To be done: Repeat each line of the material below exactly as it appears, minus any pictures.

Collected data:

:::

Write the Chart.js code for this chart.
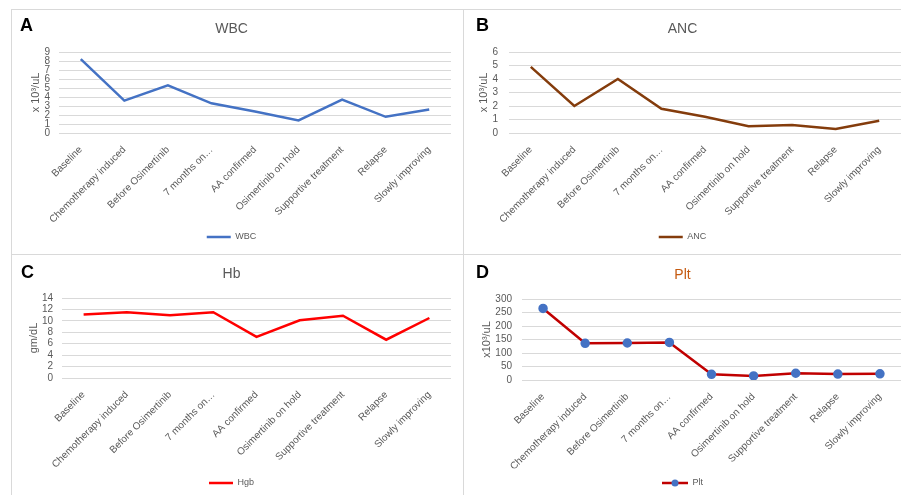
<!DOCTYPE html>
<html>
<head>
<meta charset="utf-8">
<script src="https://cdn.jsdelivr.net/npm/chart.js@4.4.1/dist/chart.umd.min.js"></script>
<style>
    html, body { margin: 0; padding: 0; background: #fff; }
    body { width: 901px; height: 495px; overflow: hidden; position: relative; font-family: "Liberation Sans", Arial, sans-serif; }
    .panel { position: absolute; border-left: 1px solid #d9d9d9; border-top: 1px solid #d9d9d9; }
    .letter { position: absolute; font-weight: bold; font-size: 18px; line-height: 18px; color: #000; }
    canvas { position: absolute; }
</style>
</head>
<body>
<div class="panel" style="left:11px; top:9px; width:452px; height:245px;"></div>
<div class="panel" style="left:463px; top:9px; width:450px; height:245px;"></div>
<div class="panel" style="left:11px; top:254px; width:452px; height:260px;"></div>
<div class="panel" style="left:463px; top:254px; width:450px; height:260px;"></div>

<canvas id="wbcChart" width="450" height="244" style="left:12px; top:10px;"></canvas>
<canvas id="ancChart" width="437" height="244" style="left:464px; top:10px;"></canvas>
<canvas id="hgbChart" width="450" height="250" style="left:12px; top:255px;"></canvas>
<canvas id="pltChart" width="437" height="250" style="left:464px; top:255px;"></canvas>

<div class="letter" style="left:20px; top:16px;">A</div>
<div class="letter" style="left:476px; top:16px;">B</div>
<div class="letter" style="left:21px; top:263px;">C</div>
<div class="letter" style="left:476px; top:263px;">D</div>

<script>
// categories shared by all four panels
const categories = ["Baseline", "Chemotherapy induced", "Before Osimertinib", "7 months on…", "AA confirmed",
    "Osimertinib on hold", "Supportive treatment", "Relapse", "Slowly improving"];

// series values
const wbcValues = [8.2, 3.6, 5.3, 3.3, 2.4, 1.4, 3.7, 1.8, 2.6];
const ancValues = [4.9, 2.0, 4.0, 1.8, 1.2, 0.5, 0.6, 0.3, 0.9];
const hgbValues = [11.1, 11.5, 11.0, 11.5, 7.2, 10.1, 10.9, 6.7, 10.5];
const pltValues = [265, 136, 137, 139, 21, 15, 25, 22, 23];

// y axis ranges
const wbcAxis = { min: 0, max: 9, step: 1 };
const ancAxis = { min: 0, max: 6, step: 1 };
const hgbAxis = { min: 0, max: 14, step: 2 };
const pltAxis = { min: 0, max: 300, step: 50 };

const FONT = "'Liberation Sans', Arial, sans-serif";
const GREY = "#595959";

// legend icon for Plt: line with a dot in the middle
function makePltIcon() {
    const c = document.createElement("canvas");
    c.width = 26;
    c.height = 10;
    const g = c.getContext("2d");
    g.strokeStyle = "#C00000";
    g.lineWidth = 2.5;
    g.beginPath();
    g.moveTo(0, 5);
    g.lineTo(26, 5);
    g.stroke();
    g.fillStyle = "#4472C4";
    g.beginPath();
    g.arc(13, 5, 3.5, 0, Math.PI * 2);
    g.fill();
    return c;
}

function makeChart(id, o) {
    const ctx = document.getElementById(id).getContext("2d");
    return new Chart(ctx, {
        type: "line",
        data: {
            labels: categories,
            datasets: [{
                label: o.label,
                data: o.values,
                borderColor: o.color,
                backgroundColor: o.pointColor || o.color,
                borderWidth: 2.5,
                pointRadius: o.pointColor ? 3.5 : 0,
                pointBackgroundColor: o.pointColor,
                pointBorderColor: o.pointColor,
                tension: 0,
                fill: false
            }]
        },
        options: {
            responsive: false,
            animation: false,
            layout: { autoPadding: false, padding: { left: 0, top: 0, right: o.padRight, bottom: o.padBottom } },
            plugins: {
                title: {
                    display: true,
                    text: o.title,
                    color: o.titleColor || GREY,
                    font: { family: FONT, size: 14, weight: "normal" },
                    padding: { top: o.titleTop, bottom: o.titleBottom }
                },
                legend: {
                    position: "bottom",
                    labels: {
                        color: GREY,
                        font: { family: FONT, size: 9 },
                        usePointStyle: true,
                        pointStyle: o.legendIcon || "line",
                        pointStyleWidth: o.legendIcon ? 26 : 24,
                        padding: 10
                    }
                },
                tooltip: { enabled: false }
            },
            scales: {
                x: {
                    offset: true,
                    grid: { display: false, drawTicks: false },
                    border: { display: false },
                    ticks: {
                        color: GREY,
                        font: { family: FONT, size: 10 },
                        minRotation: 45,
                        maxRotation: 45,
                        padding: 11,
                        autoSkip: false
                    },
                    afterFit: s => { s.height = o.xHeight; }
                },
                y: {
                    min: o.axis.min,
                    max: o.axis.max,
                    grid: { color: "#d9d9d9", lineWidth: 1, drawTicks: false },
                    border: { display: false },
                    ticks: {
                        stepSize: o.axis.step,
                        autoSkip: false,
                        color: GREY,
                        font: { family: FONT, size: 10 },
                        padding: o.tickPad
                    },
                    title: {
                        display: true,
                        text: o.yTitle,
                        color: GREY,
                        font: { family: FONT, size: 11 },
                        padding: { top: o.yTitleTop, bottom: 0 }
                    },
                    afterFit: s => { s.width = o.yWidth; }
                }
            }
        }
    });
}

document.addEventListener("DOMContentLoaded", function () {
    makeChart("wbcChart", {
        label: "WBC", title: "WBC", values: wbcValues, color: "#4472C4", axis: wbcAxis,
        yTitle: "x 10³/uL", yWidth: 47, tickPad: 9, yTitleTop: 17.4,
        titleTop: 10.6, titleBottom: 14.6, padRight: 11, padBottom: 2.5, xHeight: 89.5
    });

    makeChart("ancChart", {
        label: "ANC", title: "ANC", values: ancValues, color: "#843C0C", axis: ancAxis,
        yTitle: "x 10³/uL", yWidth: 45, tickPad: 11, yTitleTop: 13.4,
        titleTop: 10.6, titleBottom: 14.6, padRight: 0, padBottom: 2.5, xHeight: 89.5
    });

    makeChart("hgbChart", {
        label: "Hgb", title: "Hb", values: hgbValues, color: "#FF0000", axis: hgbAxis,
        yTitle: "gm/dL", yWidth: 50, tickPad: 9, yTitleTop: 15.4,
        titleTop: 10.6, titleBottom: 15.6, padRight: 11, padBottom: 7.5, xHeight: 90.5
    });

    makeChart("pltChart", {
        label: "Plt", title: "Plt", values: pltValues, color: "#C00000", pointColor: "#4472C4",
        titleColor: "#C55A11", axis: pltAxis, legendIcon: makePltIcon(),
        yTitle: "x10³/uL", yWidth: 58, tickPad: 10, yTitleTop: 16.4,
        titleTop: 11.6, titleBottom: 15.6, padRight: 0, padBottom: 7.5, xHeight: 88.5
    });
});
</script>
</body>
</html>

:::

Answer to this problem:
Write the Chart.js code for this chart.
<!DOCTYPE html>
<html>
<head>
<meta charset="utf-8">
<script src="https://cdn.jsdelivr.net/npm/chart.js@4.4.1/dist/chart.umd.min.js"></script>
<style>
    html, body { margin: 0; padding: 0; background: #fff; }
    body { width: 901px; height: 495px; overflow: hidden; position: relative; font-family: "Liberation Sans", Arial, sans-serif; }
    .panel { position: absolute; border-left: 1px solid #d9d9d9; border-top: 1px solid #d9d9d9; }
    .letter { position: absolute; font-weight: bold; font-size: 18px; line-height: 18px; color: #000; }
    canvas { position: absolute; }
</style>
</head>
<body>
<div class="panel" style="left:11px; top:9px; width:452px; height:245px;"></div>
<div class="panel" style="left:463px; top:9px; width:450px; height:245px;"></div>
<div class="panel" style="left:11px; top:254px; width:452px; height:260px;"></div>
<div class="panel" style="left:463px; top:254px; width:450px; height:260px;"></div>

<canvas id="wbcChart" width="450" height="244" style="left:12px; top:10px;"></canvas>
<canvas id="ancChart" width="437" height="244" style="left:464px; top:10px;"></canvas>
<canvas id="hgbChart" width="450" height="250" style="left:12px; top:255px;"></canvas>
<canvas id="pltChart" width="437" height="250" style="left:464px; top:255px;"></canvas>

<div class="letter" style="left:20px; top:16px;">A</div>
<div class="letter" style="left:476px; top:16px;">B</div>
<div class="letter" style="left:21px; top:263px;">C</div>
<div class="letter" style="left:476px; top:263px;">D</div>

<script>
// categories shared by all four panels
const categories = ["Baseline", "Chemotherapy induced", "Before Osimertinib", "7 months on…", "AA confirmed",
    "Osimertinib on hold", "Supportive treatment", "Relapse", "Slowly improving"];

// series values
const wbcValues = [8.2, 3.6, 5.3, 3.3, 2.4, 1.4, 3.7, 1.8, 2.6];
const ancValues = [4.9, 2.0, 4.0, 1.8, 1.2, 0.5, 0.6, 0.3, 0.9];
const hgbValues = [11.1, 11.5, 11.0, 11.5, 7.2, 10.1, 10.9, 6.7, 10.5];
const pltValues = [265, 136, 137, 139, 21, 15, 25, 22, 23];

// y axis ranges
const wbcAxis = { min: 0, max: 9, step: 1 };
const ancAxis = { min: 0, max: 6, step: 1 };
const hgbAxis = { min: 0, max: 14, step: 2 };
const pltAxis = { min: 0, max: 300, step: 50 };

const FONT = "'Liberation Sans', Arial, sans-serif";
const GREY = "#595959";

// legend icon for Plt: line with a dot in the middle
function makePltIcon() {
    const c = document.createElement("canvas");
    c.width = 26;
    c.height = 10;
    const g = c.getContext("2d");
    g.strokeStyle = "#C00000";
    g.lineWidth = 2.5;
    g.beginPath();
    g.moveTo(0, 5);
    g.lineTo(26, 5);
    g.stroke();
    g.fillStyle = "#4472C4";
    g.beginPath();
    g.arc(13, 5, 3.5, 0, Math.PI * 2);
    g.fill();
    return c;
}

function makeChart(id, o) {
    const ctx = document.getElementById(id).getContext("2d");
    return new Chart(ctx, {
        type: "line",
        data: {
            labels: categories,
            datasets: [{
                label: o.label,
                data: o.values,
                borderColor: o.color,
                backgroundColor: o.pointColor || o.color,
                borderWidth: 2.5,
                pointRadius: o.pointColor ? 3.5 : 0,
                pointBackgroundColor: o.pointColor,
                pointBorderColor: o.pointColor,
                tension: 0,
                fill: false
            }]
        },
        options: {
            responsive: false,
            animation: false,
            layout: { autoPadding: false, padding: { left: 0, top: 0, right: o.padRight, bottom: o.padBottom } },
            plugins: {
                title: {
                    display: true,
                    text: o.title,
                    color: o.titleColor || GREY,
                    font: { family: FONT, size: 14, weight: "normal" },
                    padding: { top: o.titleTop, bottom: o.titleBottom }
                },
                legend: {
                    position: "bottom",
                    labels: {
                        color: GREY,
                        font: { family: FONT, size: 9 },
                        usePointStyle: true,
                        pointStyle: o.legendIcon || "line",
                        pointStyleWidth: o.legendIcon ? 26 : 24,
                        padding: 10
                    }
                },
                tooltip: { enabled: false }
            },
            scales: {
                x: {
                    offset: true,
                    grid: { display: false, drawTicks: false },
                    border: { display: false },
                    ticks: {
                        color: GREY,
                        font: { family: FONT, size: 10 },
                        minRotation: 45,
                        maxRotation: 45,
                        padding: 11,
                        autoSkip: false
                    },
                    afterFit: s => { s.height = o.xHeight; }
                },
                y: {
                    min: o.axis.min,
                    max: o.axis.max,
                    grid: { color: "#d9d9d9", lineWidth: 1, drawTicks: false },
                    border: { display: false },
                    ticks: {
                        stepSize: o.axis.step,
                        autoSkip: false,
                        color: GREY,
                        font: { family: FONT, size: 10 },
                        padding: o.tickPad
                    },
                    title: {
                        display: true,
                        text: o.yTitle,
                        color: GREY,
                        font: { family: FONT, size: 11 },
                        padding: { top: o.yTitleTop, bottom: 0 }
                    },
                    afterFit: s => { s.width = o.yWidth; }
                }
            }
        }
    });
}

document.addEventListener("DOMContentLoaded", function () {
    makeChart("wbcChart", {
        label: "WBC", title: "WBC", values: wbcValues, color: "#4472C4", axis: wbcAxis,
        yTitle: "x 10³/uL", yWidth: 47, tickPad: 9, yTitleTop: 17.4,
        titleTop: 10.6, titleBottom: 14.6, padRight: 11, padBottom: 2.5, xHeight: 89.5
    });

    makeChart("ancChart", {
        label: "ANC", title: "ANC", values: ancValues, color: "#843C0C", axis: ancAxis,
        yTitle: "x 10³/uL", yWidth: 45, tickPad: 11, yTitleTop: 13.4,
        titleTop: 10.6, titleBottom: 14.6, padRight: 0, padBottom: 2.5, xHeight: 89.5
    });

    makeChart("hgbChart", {
        label: "Hgb", title: "Hb", values: hgbValues, color: "#FF0000", axis: hgbAxis,
        yTitle: "gm/dL", yWidth: 50, tickPad: 9, yTitleTop: 15.4,
        titleTop: 10.6, titleBottom: 15.6, padRight: 11, padBottom: 7.5, xHeight: 90.5
    });

    makeChart("pltChart", {
        label: "Plt", title: "Plt", values: pltValues, color: "#C00000", pointColor: "#4472C4",
        titleColor: "#C55A11", axis: pltAxis, legendIcon: makePltIcon(),
        yTitle: "x10³/uL", yWidth: 58, tickPad: 10, yTitleTop: 16.4,
        titleTop: 11.6, titleBottom: 15.6, padRight: 0, padBottom: 7.5, xHeight: 88.5
    });
});
</script>
</body>
</html>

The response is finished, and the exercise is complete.